In the instant matter, the Court finds that Defendant Candace B. Perkins has met her burden upon summary judgment as she avers that she was stopped at a red light at the time her vehicle was hit in the rear. In opposition thereto, neither co-defendants nor Plaintiff have demonstrated a triable issue of fact, as no party contends that Defendant Perkins stopped short at the time of the subject occurrence nor do they offer any other non-negligent explanation. Accordingly, Defendant Perkins' motion for summary judgment and dismissal of the Complaint against her is granted.

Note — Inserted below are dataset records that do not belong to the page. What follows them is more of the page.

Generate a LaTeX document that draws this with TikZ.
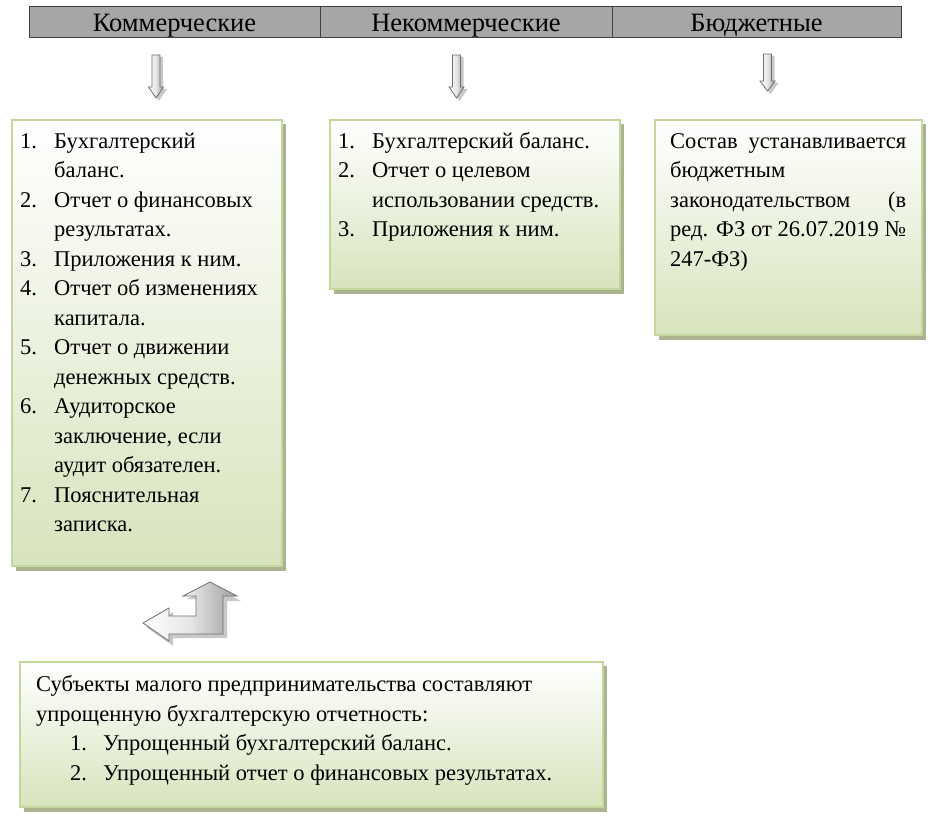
\documentclass[tikz,border=0pt]{standalone}
\usepackage{fontspec}
\setmainfont{Liberation Serif}
\usetikzlibrary{shadings}
\definecolor{boxgreen}{RGB}{215,228,189}
\definecolor{boxborder}{RGB}{195,214,155}
\definecolor{boxshadow}{RGB}{170,180,145}
\definecolor{hdrgray}{RGB}{166,166,166}
\definecolor{hdrline}{RGB}{64,64,64}
\definecolor{arrline}{RGB}{110,110,110}
\definecolor{arrshadow}{RGB}{200,200,200}
\tikzset{
  gbox/.style={draw=boxborder, line width=1.5pt, top color=white, bottom color=boxgreen, shading angle=0},
  gshadow/.style={fill=boxshadow, draw=none},
  hdrcell/.style={draw=hdrline, fill=hdrgray, line width=0.8pt},
  hdrtext/.style={inner sep=0, anchor=base, font=\fontsize{26.5}{26.5}\selectfont},
  btext/.style={inner sep=0, anchor=base west, align=left, font=\fontsize{22.5}{29.5}\selectfont},
  arrowshape/.style={draw=arrline, line width=0.8pt, left color=white, right color=gray!75, middle color=gray!20},
  arrowshadow/.style={fill=arrshadow, draw=none},
}
\begin{document}
\begin{tikzpicture}[x=1pt,y=-1pt]
\useasboundingbox (0,0) rectangle (935,818);
% header
\draw[hdrcell] (29,6) rectangle (901,37);
\draw[hdrline, line width=0.8pt] (320,6) -- (320,37) (612,6) -- (612,37);
\node[hdrtext] (h1) at (174.5,31.5) {Коммерческие};
\node[hdrtext] (h2) at (466,31.5) {Некоммерческие};
\node[hdrtext] (h3) at (756.5,31.5) {Бюджетные};
% down arrows
\foreach \cx/\top/\hy/\tip in {156/55/87/98, 456.5/55/87/98, 767.5/54/81/91}{
  \fill[arrowshadow] ({\cx-4+3},{\top+2}) -- ({\cx+4+3},{\top+2}) -- ({\cx+4+3},{\hy+2}) -- ({\cx+8+3},{\hy+2}) -- ({\cx+3},{\tip+3}) -- ({\cx-8+3},{\hy+2}) -- ({\cx-4+3},{\hy+2}) -- cycle;
  \draw[arrowshape] ({\cx-4},\top) -- ({\cx+4},\top) -- ({\cx+4},\hy) -- ({\cx+7.5},\hy) -- (\cx,\tip) -- ({\cx-7.5},\hy) -- ({\cx-4},\hy) -- cycle;
}
% boxes
\fill[gshadow] (16,124) rectangle (286,571);
\path[gbox] (12,120) rectangle (282,566);
\fill[gshadow] (334,124) rectangle (624,294);
\path[gbox] (330,120) rectangle (620,289);
\fill[gshadow] (659,124) rectangle (926,340);
\path[gbox] (655,120) rectangle (922,335);
\fill[gshadow] (24,666) rectangle (607,812);
\path[gbox] (20,662) rectangle (603,807);
% box 1 text
\node[btext] (t1) at (20,148.5) {\begin{tabular}[t]{@{}p{34pt}@{}l@{}}
1. & Бухгалтерский\\
   & баланс.\\
2. & Отчет о финансовых\\
   & результатах.\\
3. & Приложения к ним.\\
4. & Отчет об изменениях\\
   & капитала.\\
5. & Отчет о движении\\
   & денежных средств.\\
6. & Аудиторское\\
   & заключение, если\\
   & аудит обязателен.\\
7. & Пояснительная\\
   & записка.
\end{tabular}};
% box 2 text
\node[btext] (t2) at (338,148.5) {\begin{tabular}[t]{@{}p{34pt}@{}l@{}}
1. & Бухгалтерский баланс.\\
2. & Отчет о целевом\\
   & использовании средств.\\
3. & Приложения к ним.
\end{tabular}};
% box 3 text
\node[btext] (t3) at (670,148.5) {\begin{tabular}[t]{@{}l@{}}
\makebox[236pt][s]{Состав\hfill устанавливается}\\
бюджетным\\
\makebox[236pt][s]{законодательством\hfill (в}\\
\makebox[236pt][s]{ред. ФЗ от 26.07.2019 №}\\
247-ФЗ)
\end{tabular}};
% box 4 text
\node[btext] (t4) at (36,691.5) {\begin{tabular}[t]{@{}p{34pt}@{}p{33pt}@{}l@{}}
\multicolumn{3}{@{}l@{}}{Субъекты малого предпринимательства составляют}\\
\multicolumn{3}{@{}l@{}}{упрощенную бухгалтерскую отчетность:}\\
 & 1. & Упрощенный бухгалтерский баланс.\\
 & 2. & Упрощенный отчет о финансовых результатах.
\end{tabular}};
% bent arrow
\fill[arrowshadow] (146,627) -- (173,612) -- (173,620) -- (199,620) -- (199,599) -- (187,599) -- (213,586) -- (241,601) -- (227,601) -- (227,638) -- (173,638) -- (173,646) -- cycle;
\draw[arrowshape] (143,623) -- (169,608) -- (169,616) -- (196,616) -- (196,596) -- (183,596) -- (210,582) -- (237,596) -- (223,596) -- (223,634) -- (169,634) -- (169,641) -- cycle;
\end{tikzpicture}
\end{document}
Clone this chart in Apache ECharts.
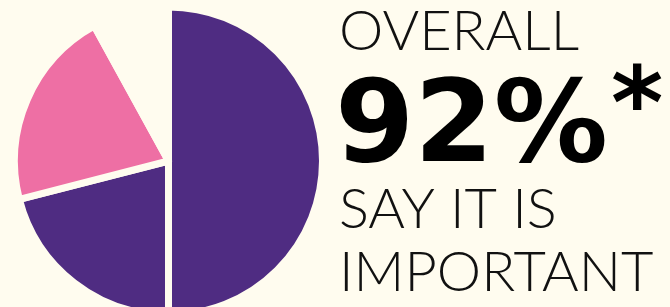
<!DOCTYPE html>
<html>
<head>
<meta charset="utf-8">
<script src="https://cdn.jsdelivr.net/npm/echarts@6/dist/echarts.min.js"></script>
<style>
  html, body { margin: 0; padding: 0; background: #fffcef; }
  #main { width: 670px; height: 307px; }
</style>
</head>
<body>
<div id="main"></div>
<script>
// slices clockwise from 12 o'clock
const categories = ['Very important', 'Quite important', 'Somewhat important', 'Not important'];
const values = [50, 21, 21, 8];
const colors = ['#4f2c82', '#4f2c82', '#ee6fa4', 'transparent'];

const headline = ['OVERALL', '92%', '*', 'SAY IT IS', 'IMPORTANT'];

const bg = '#fffcef';
const chart = echarts.init(document.getElementById('main'), null, { renderer: 'canvas' });

const pieData = categories.map((name, i) => ({
  name,
  value: values[i],
  itemStyle: { color: colors[i] }
}));

const light = '300 56px Lato';
const heavy = 'bold 114px "DejaVu Sans"';

chart.setOption({
  backgroundColor: bg,
  animation: false,
  series: [{
    type: 'pie',
    silent: true,
    center: [168.5, 161],
    radius: 154,
    startAngle: 90,
    clockwise: true,
    label: { show: false },
    labelLine: { show: false },
    itemStyle: { borderColor: bg, borderWidth: 7 },
    data: pieData
  }],
  graphic: [
    { type: 'text', left: 339, top: 4,
      style: { text: headline[0], font: light, fill: '#111' } },
    { type: 'text', left: 335, top: 74,
      style: { text: headline[1], font: heavy, fill: '#000' } },
    { type: 'text', left: 611, top: 62,
      style: { text: headline[2], font: 'bold 100px "DejaVu Sans"', fill: '#000' } },
    { type: 'text', left: 339, top: 182,
      style: { text: headline[3], font: light, fill: '#111' } },
    { type: 'text', left: 339, top: 245,
      style: { text: headline[4], font: light, fill: '#111' } }
  ]
});
</script>
</body>
</html>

Plaintiff, however, has failed to establish his prima facie entitlement to summary judgment against Tara Rose Shannon and Dawn Shannon. Plaintiff does not submit an affidavit that the vehicle he was a passenger in at the time of the accident was stopped when struck in the rear. The affidavit of Defendant Perkins is silent with respect to this issue. In any event, Defendants have demonstrated a triable issue of fact as to whether the non-party driver, Julyssa D. Pinos. stopped short, without warning or signaling, at the time of the occurrence. Accepting defendants' version of the accident as true, as the Court must on a summary judgment motion, a stop at an intersection without traffic control devices would not be foreseeable. "On a motion for summary judgment, the function of the court is not to determine issues of fact or credibility, but merely to determine the existence of such issues." Dykeman v. Heht, 52 A.D.3d 767, 769, 52 A.D.3d 767 (2d Dept. 2008), As such, Plaintiff's summary judgment motion made prior to discovery must be denied, with leave to re-file upon completion of discovery, Accordingly, it is hereby
ORDERED that Defendant Candace B. Perkins' Notice of Motion (#1) for summary judgment and dismissal of the Complaint against her is GRANTED in its entirety; and it is further
ORDERED that Plaintiff's Notice of Cross-Motion (#2) for summary judgment, pursuant to CPLR § 3212, is DENIED, with leave to renew after the completion of discovery; and it is further and it is further
ORDERED that the remaining parties shall continue with discovery pursuant to the discovery schedule set forth at the Preliminary Conference; and it is further
ORDERED that this matter is scheduled for a Compliance Conference on WEDNESDAY, NOVEMBER 13, 2019, at 9:45 a.m.
The foregoing constitutes the Opinion, Decision & Order of the Court on Motions #1 and #2.